The high-spirited, party-going princess first ran afoul of royal protocol when she was 22, shortly after sister took the throne in 1952.

Margaret fell in love with Group Capt. Townsend, a hero of the Battle of Britain and a former aide to her father, King George VI.

The shock of the abdication of King Edward to marry a divorcee was still fresh in the public memory, and the Church of England forbade remarriage of a divorced person. The government firmly opposed such a marriage for the sister of the queen, who is temporal head of the state church.

After more than two years of negotiation, press speculation and enforced separation from Townsend, Margaret announced in October 1955 that she would not marry him, "mindful of the church’s teachings that Christian marriage is indissoluble, and conscious of my duty to the Commonwealth."

Townsend, who remarried happily, reflected on his romance with Margaret in a 1978 autobiography: "I simply hadn’t the weight, I knew it, to counterbalance all she would have lost. It was too much to ask of her, too much for her to give."

Margaret blamed the queen’s private secretary, Sir Alan Lascelles, for campaigning against the match. He retired to an apartment at Kensington Palace, where Margaret lived, and she was heard to say when he walked by, "There goes the man who ruined my life."

Margaret was strictly brought up in the peculiarly isolated world of royal children, surrounded by adults, doted on by the public.

When Margaret and Elizabeth were born, their father was the Duke of York, second son of the king. The abdication of their uncle thrust their father onto the throne and set Elizabeth on the path to monarchy.

Margaret, 6, told her sister: "Does that mean you’re going to be queen? Poor you."

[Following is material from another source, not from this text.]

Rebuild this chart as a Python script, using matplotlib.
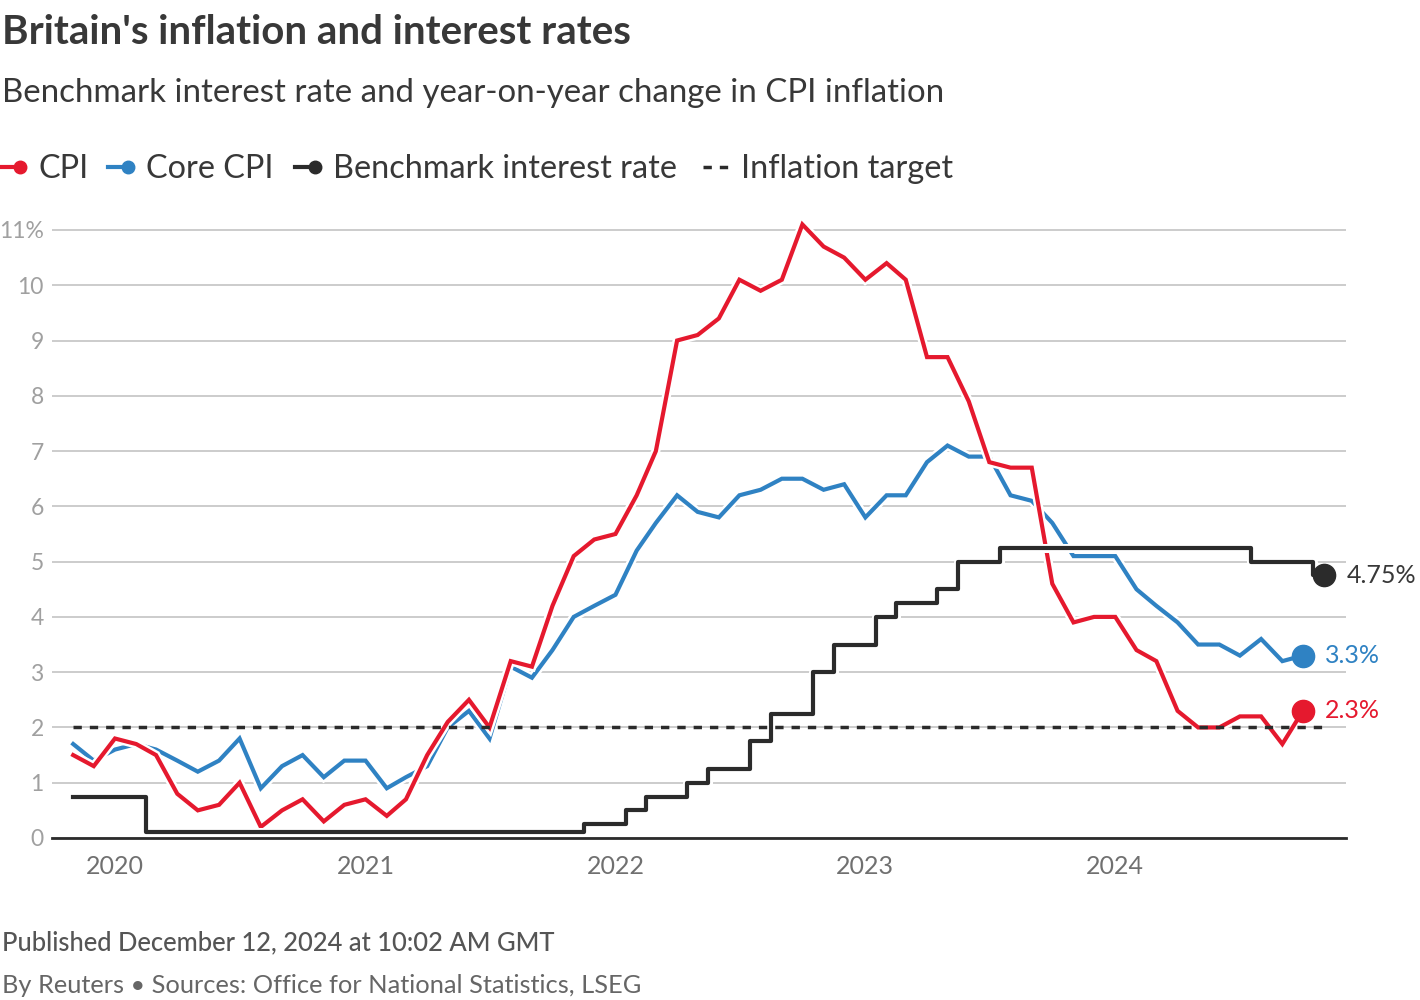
import numpy as np
import pandas as pd
import matplotlib
matplotlib.use('Agg')
import matplotlib.pyplot as plt
import matplotlib.patheffects as pe
from matplotlib.lines import Line2D

# monthly data, Nov 2019 onwards
cpi_months = pd.date_range('2019-11-01', '2024-10-01', freq='MS')
cpi = [1.5, 1.3,
       1.8, 1.7, 1.5, 0.8, 0.5, 0.6, 1.0, 0.2, 0.5, 0.7, 0.3, 0.6,
       0.7, 0.4, 0.7, 1.5, 2.1, 2.5, 2.0, 3.2, 3.1, 4.2, 5.1, 5.4,
       5.5, 6.2, 7.0, 9.0, 9.1, 9.4, 10.1, 9.9, 10.1, 11.1, 10.7, 10.5,
       10.1, 10.4, 10.1, 8.7, 8.7, 7.9, 6.8, 6.7, 6.7, 4.6, 3.9, 4.0,
       4.0, 3.4, 3.2, 2.3, 2.0, 2.0, 2.2, 2.2, 1.7, 2.3]
core_cpi = [1.7, 1.4,
            1.6, 1.7, 1.6, 1.4, 1.2, 1.4, 1.8, 0.9, 1.3, 1.5, 1.1, 1.4,
            1.4, 0.9, 1.1, 1.3, 2.0, 2.3, 1.8, 3.1, 2.9, 3.4, 4.0, 4.2,
            4.4, 5.2, 5.7, 6.2, 5.9, 5.8, 6.2, 6.3, 6.5, 6.5, 6.3, 6.4,
            5.8, 6.2, 6.2, 6.8, 7.1, 6.9, 6.9, 6.2, 6.1, 5.7, 5.1, 5.1,
            5.1, 4.5, 4.2, 3.9, 3.5, 3.5, 3.3, 3.6, 3.2, 3.3]

rate_months = pd.date_range('2019-11-01', '2024-11-01', freq='MS')
bank_rate = [0.75, 0.75,
             0.75, 0.75, 0.1, 0.1, 0.1, 0.1, 0.1, 0.1, 0.1, 0.1, 0.1, 0.1,
             0.1, 0.1, 0.1, 0.1, 0.1, 0.1, 0.1, 0.1, 0.1, 0.1, 0.1, 0.25,
             0.25, 0.5, 0.75, 0.75, 1.0, 1.25, 1.25, 1.75, 2.25, 2.25, 3.0, 3.5,
             3.5, 4.0, 4.25, 4.25, 4.5, 5.0, 5.0, 5.25, 5.25, 5.25, 5.25, 5.25,
             5.25, 5.25, 5.25, 5.25, 5.25, 5.25, 5.25, 5.0, 5.0, 5.0, 4.75]

inflation_target = 2.0
years = ['2020', '2021', '2022', '2023', '2024']
y_ticks = list(range(0, 12))

RED = '#e5192e'
BLUE = '#2f82c3'
BLACK = '#2b2b2b'
TEXT = '#383838'

plt.rcParams['font.family'] = ['Lato', 'DejaVu Sans']

fig = plt.figure(figsize=(14.2, 10), dpi=100)
ax = fig.add_axes([0.0366, 0.162, 0.9113, 0.6246])

halo = [pe.Stroke(linewidth=6.5, foreground='white'), pe.Normal()]

ax.plot(cpi_months, core_cpi, color=BLUE, lw=3, path_effects=halo, zorder=3,
        solid_joinstyle='miter')
ax.plot(cpi_months, cpi, color=RED, lw=3, path_effects=halo, zorder=4,
        solid_joinstyle='miter')
ax.plot(rate_months, bank_rate, color=BLACK, lw=3, drawstyle='steps-mid',
        path_effects=halo, zorder=5)
ax.plot([rate_months[0], rate_months[-1]], [inflation_target, inflation_target],
        color=BLACK, lw=2.5, dashes=(2.4, 2.3), zorder=6)

# end points and labels
ends = [(cpi_months[-1], cpi[-1], RED, f'{cpi[-1]}%'),
        (cpi_months[-1], core_cpi[-1], BLUE, f'{core_cpi[-1]}%'),
        (rate_months[-1], bank_rate[-1], BLACK, f'{bank_rate[-1]}%')]
for x, y, c, lab in ends:
    ax.plot([x], [y], 'o', color=c, ms=16, zorder=7, clip_on=False)
    ax.annotate(lab, (x, y), xytext=(16, 0), textcoords='offset points',
                va='center', ha='left', fontsize=18, color=c if c != BLACK else TEXT,
                annotation_clip=False)

ax.set_xlim(pd.Timestamp('2019-10-01'), pd.Timestamp('2024-12-03'))
ax.set_ylim(0, 11.3)

ax.set_yticks(y_ticks)
ax.set_yticklabels([str(v) if v < 11 else '11%' for v in y_ticks])
ax.set_xticks([pd.Timestamp(y + '-01-01') for y in years])
ax.set_xticklabels(years)
ax.tick_params(axis='y', length=0, pad=6, labelsize=16.5, labelcolor='#a0a0a0')
ax.tick_params(axis='x', length=0, pad=12, labelsize=18, labelcolor='#707070')

ax.grid(axis='y', color='#c4c4c4', lw=1.2)
ax.set_axisbelow(True)
for s in ['top', 'right', 'left']:
    ax.spines[s].set_visible(False)
ax.spines['bottom'].set_color(BLACK)
ax.spines['bottom'].set_linewidth(2)
ax.spines['bottom'].set_zorder(2)

# title block
W, H = 1420, 1000
fig.text(2 / W, 1 - 44 / H, "Britain's inflation and interest rates", fontsize=29,
         fontweight='bold', color=TEXT, va='baseline')
fig.text(2 / W, 1 - 102 / H, 'Benchmark interest rate and year-on-year change in CPI inflation',
         fontsize=23.8, color=TEXT, va='baseline')

# legend row
legend_items = [(RED, 'solid', 'CPI', 0), (BLUE, 'solid', 'Core CPI', 108),
                (BLACK, 'solid', 'Benchmark interest rate', 295),
                (BLACK, 'dash', 'Inflation target', 703)]
ly = 1 - 167 / H
for c, kind, lab, x0 in legend_items:
    if kind == 'solid':
        fig.add_artist(Line2D([x0 / W, (x0 + 20) / W], [ly, ly], color=c, lw=3))
        fig.add_artist(Line2D([(x0 + 20) / W], [ly], marker='o', ms=9, color=c))
    else:
        fig.add_artist(Line2D([x0 / W, (x0 + 30) / W], [ly, ly], color=c, lw=2.5,
                              dashes=(2.4, 2.3)))
    fig.text((x0 + 38) / W, 1 - 178 / H, lab, fontsize=23.3, color=TEXT, va='baseline')

fig.text(2 / W, 1 - 950 / H, 'Published December 12, 2024 at 10:02 AM GMT', fontsize=18.4,
         color='#555555', va='baseline', fontweight='medium')
fig.text(2 / W, 1 - 993 / H, 'By Reuters \u2022 Sources: Office for National Statistics, LSEG',
         fontsize=18.3, color='#666666', va='baseline')

fig.savefig('out.png', dpi=100, facecolor='white')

An elderly courtier who collided with little Margaret Rose when she was cartwheeling down a Buckingham Palace corridor was said to have sighed, "Thank God the other one was born first."

Margaret was musical, liked to perform and had a gift for mimicry. Unlike most of the other royals, who prefer tweedy, outdoor pursuits, she supported the arts, loved opera, theater and dance. She was often seen at restaurants and nightclubs with groups of friends and smoked her ever-present cigarettes in a long, distinctive holder.

Jazzman Louis Armstrong, following a conversation with Margaret about music, told the press, "Your Princess Margaret is one hip chick."

In 1958, she began to see Antony Armstrong-Jones, a society photographer. She was 30 when they were married in Westminster Abbey on May 6, 1960. He became Earl of Snowdon.

By the early 1970s, the marriage was beset by rumors of infidelity.

In 1973, the princess, then 43, met Roderic "Roddy" Llewellyn, a man of no apparent means 17 years her junior.

They were romantically linked for half a dozen years, and the publication of a photograph of them together on the Caribbean island of Mustique was followed by announcement of the Snowdons’ formal separation.

The marriage was dissolved in May 1978, with little fuss from a public that expressed nothing but sympathy and regret for a woman who seemed never to have found lasting love.